Sunday, May 31, 2009

Remember Boom Town? And I mean the “Pablo” sidekick years, not Captain Billy. How about Uncle Gus? Big Brother Bob Emery? Okay, how about Bozo the Clown? Major Mudd? Salty’s Shack? If you remember any of them you’re baby boomer. And you know what that makes you…Special.

Baby Boomers had to have new schools, different music, different politics, different wars and Boomers invented (or at the very least re-invented) sex. All for the betterment of mankind, of course. Well that’s the way Boomers have seen themselves generally.

Naturally I see things a little differently. I think baby boomers are the one big failing we can attribute to the Greatest Generation. Record numbers of babies were born after World War II in what may have been the greatest stimulus package in American history. The trouble is all those kids grew up. That’s not exactly it, they all got older. Can we agree on that?

Nope. The problem is we can’t all agree even on that. You see the one thing the Baby Boomers haven’t ever done well is face reality, particularly the reality of aging. We Boomers (there, I confessed) were all young together and we’ve been loathe to admit that we might not be young forever.

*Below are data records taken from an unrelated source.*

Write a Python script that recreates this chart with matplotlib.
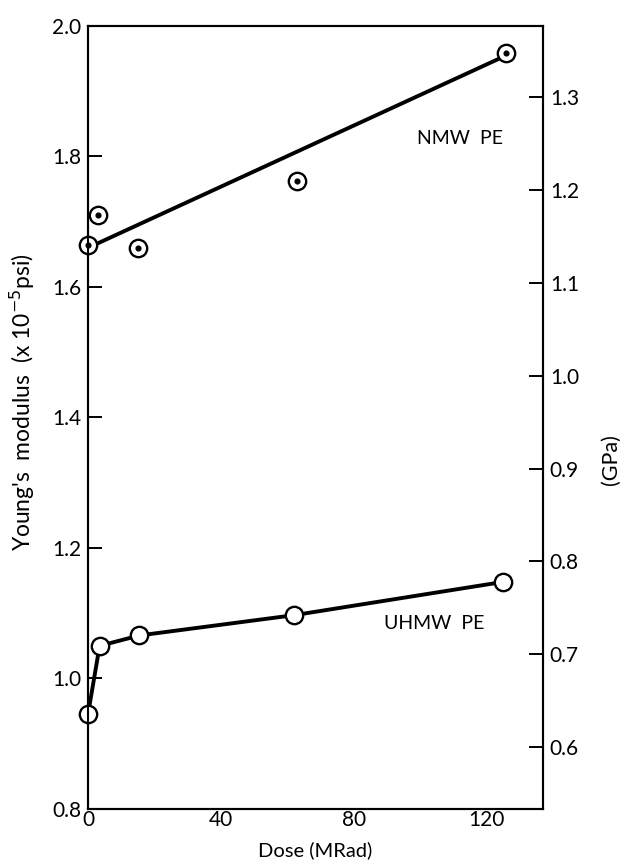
import matplotlib
matplotlib.use("Agg")
import matplotlib.pyplot as plt

# ---- data ----
nmw_dose = [0, 3, 15, 63, 126]
nmw_mod = [1.665, 1.71, 1.66, 1.763, 1.958]
nmw_fit_dose = [0, 126]
nmw_fit_mod = [1.66, 1.955]

uhmw_dose = [0, 3.5, 15.5, 62, 125]
uhmw_mod = [0.945, 1.05, 1.066, 1.097, 1.148]

x_ticks = [0, 40, 80, 120]
x_ticklabels = ["0", "40", "80", "120"]
y_ticks = [0.8, 1.0, 1.2, 1.4, 1.6, 1.8, 2.0]
y_ticklabels = ["0.8", "1.0", "1.2", "1.4", "1.6", "1.8", "2.0"]
gpa_ticks = [0.6, 0.7, 0.8, 0.9, 1.0, 1.1, 1.2, 1.3]
gpa_ticklabels = ["0.6", "0.7", "0.8", "0.9", "1.0", "1.1", "1.2", "1.3"]

plt.rcParams['font.family'] = ['Lato', 'DejaVu Sans']

fig = plt.figure(figsize=(6.24, 8.6), dpi=100)
ax = fig.add_axes([0.141, 0.0593, 0.729, 0.9105])

ax.set_xlim(0, 137)
ax.set_ylim(0.8, 2.0)

lw = 2.8
ms = 12.5
# NMW fit line
ax.plot(nmw_fit_dose, nmw_fit_mod, color='black', lw=lw, zorder=2)
ax.plot(nmw_dose, nmw_mod, linestyle='none', marker='o', ms=ms, mfc='white',
        mec='black', mew=1.7, zorder=3, clip_on=False)
ax.plot(nmw_dose, nmw_mod, linestyle='none', marker='o', ms=3.4, mfc='black',
        mec='black', zorder=4, clip_on=False)
# UHMW
ax.plot(uhmw_dose, uhmw_mod, color='black', lw=lw, marker='o', ms=ms, mfc='white',
        mec='black', mew=1.7, zorder=3, clip_on=False)

ax.text(99, 1.828, "NMW  PE", fontsize=14, va='center', ha='left')
ax.text(89, 1.085, "UHMW  PE", fontsize=14, va='center', ha='left')

ax.set_xticks(x_ticks)
ax.set_xticklabels(x_ticklabels, fontsize=15)
ax.set_yticks(y_ticks)
ax.set_yticklabels(y_ticklabels, fontsize=15)
ax.tick_params(axis='x', direction='in', length=0, pad=1)
ax.tick_params(axis='y', direction='in', length=10, width=1.4, pad=5)

ax.set_xlabel("Dose (MRad)", fontsize=14.5, labelpad=8)
ax.set_ylabel(r"Young's  modulus  (x 10$^{-5}$psi)", fontsize=16.5, labelpad=8)
ax.yaxis.set_label_coords(-0.112, 0.52)

for s in ax.spines.values():
    s.set_linewidth(1.5)

# Right axis in GPa
ax2 = ax.twinx()
ax2.set_ylim(0.533, 1.377)
ax2.set_yticks(gpa_ticks)
ax2.set_yticklabels(gpa_ticklabels, fontsize=15)
ax2.tick_params(axis='y', direction='in', length=10, width=1.4, pad=5)
ax2.set_ylabel("(GPa)", fontsize=15.5)
ax2.yaxis.set_label_coords(1.128, 0.446)
for s in ax2.spines.values():
    s.set_linewidth(1.5)

fig.savefig("out.png", dpi=100)
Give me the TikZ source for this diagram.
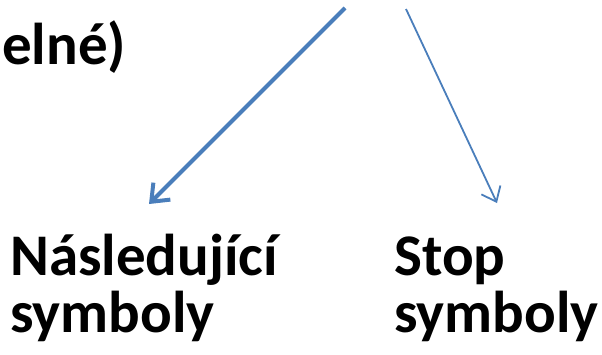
\documentclass[tikz,border=0pt]{standalone}
\usepackage{fontspec}
\setmainfont{Carlito}
\usetikzlibrary{arrows.meta}
\definecolor{arrowblue}{HTML}{4A7EBB}
\tikzstyle{label} = [inner sep=0pt, anchor=base west, align=left,
font=\fontsize{59}{57}\selectfont\bfseries]
\tikzstyle{line} = [draw, color=arrowblue]

\begin{document}
\begin{tikzpicture}[x=1pt, y=-1pt]
	\useasboundingbox (0,0) rectangle (602,354);
	\node [label] (Top) at (2,64) {eln\'e)};
	\node [label] (Next) at (10,332) {N\'asleduj\'ic\'i\\symboly};
	\node [label] (Stop) at (394,332) {Stop\\symboly};
	\coordinate (FromA) at (345,8);
	\coordinate (FromB) at (406,9);
	\coordinate (ToA) at (149,204);
	\coordinate (ToB) at (497,203);
    %% Flows
	\path [line, line width=4pt, -{Straight Barb[length=15pt, width=24pt, line width=4pt]}] (FromA) -- (ToA);
	\path [line, line width=1.8pt, -{Straight Barb[length=13pt, width=21pt, line width=1.8pt]}] (FromB) -- (ToB);
\end{tikzpicture}
\end{document}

Rock, originally known as rock ‘n’ roll, was youth music. From “At the Hop” to “I Want to Hold Your Hand,” from Elvis to the Stones boomers celebrated themselves as young and sexy. It was never going to end. And even as we entered our 50s and 60s we fought it every inch of the way.

Some of that was good. Eating healthier, exercising, and generally taking care of ourselves. Some of it was just silly. Singing along with “Be True to Your School” and not thinking of it as at least a little bit odd, maybe even satirical, is silly. Thinking Mick Jagger is sexy…well that has always been silly.

So why do I bring all this up now? The Boston Globe recently did an article on Baby Boomers rejecting the terms “grandma” and “grandpa” because it sounds too…well…old. The article referred to a book called, "You Can Call Me Hoppa! The Grandparents' Guide to Choosing a Name That Fits." More proof that denial is not a river in Egypt.
Look kids, if you’re old enough to have grandchildren having them call you “Grand Dude” or “G-Ma Smooth” isn’t going to make you seem hip to your grandchildren. If you have grandchildren you have to face one basic fact. YOU ARE OLD ENOUGH TO HAVE GRANDCHILDREN. The mere fact that they exist proves that you are old enough.

What you need to remember is that there’s a huge difference between being old and acting old. You can pick the number that works for you but at some point we got old. Once you’re gotten your head around that remember my motto, “You can only be young once, but you can always be immature.”

I used to tease a friend of mine at school that he went right from high school to being 40 without any of the fun in between. He just acted older than the rest of us. Like most other things age is all in your state of mind.

But it’s also in the mind of your grandchild. And if you remember your own grandparents you remember that they were old. They were to you anyway. Because the difference between 4 and 54 is more than 50.

It doesn’t matter whether your grandchildren call you “Grandma” or “The Grandster” they’ll still think of you the same way. They don’t need somebody 60 years older than they are to teach them how to be hip.

They need you to be concerned about them and they don’t need a junior grade Norma Desmond arguing that “I am big, it’s the pictures that got small.” Be a grandparent not a superannuated peer. There’s nothing wrong with silly, but be silly with them not to them.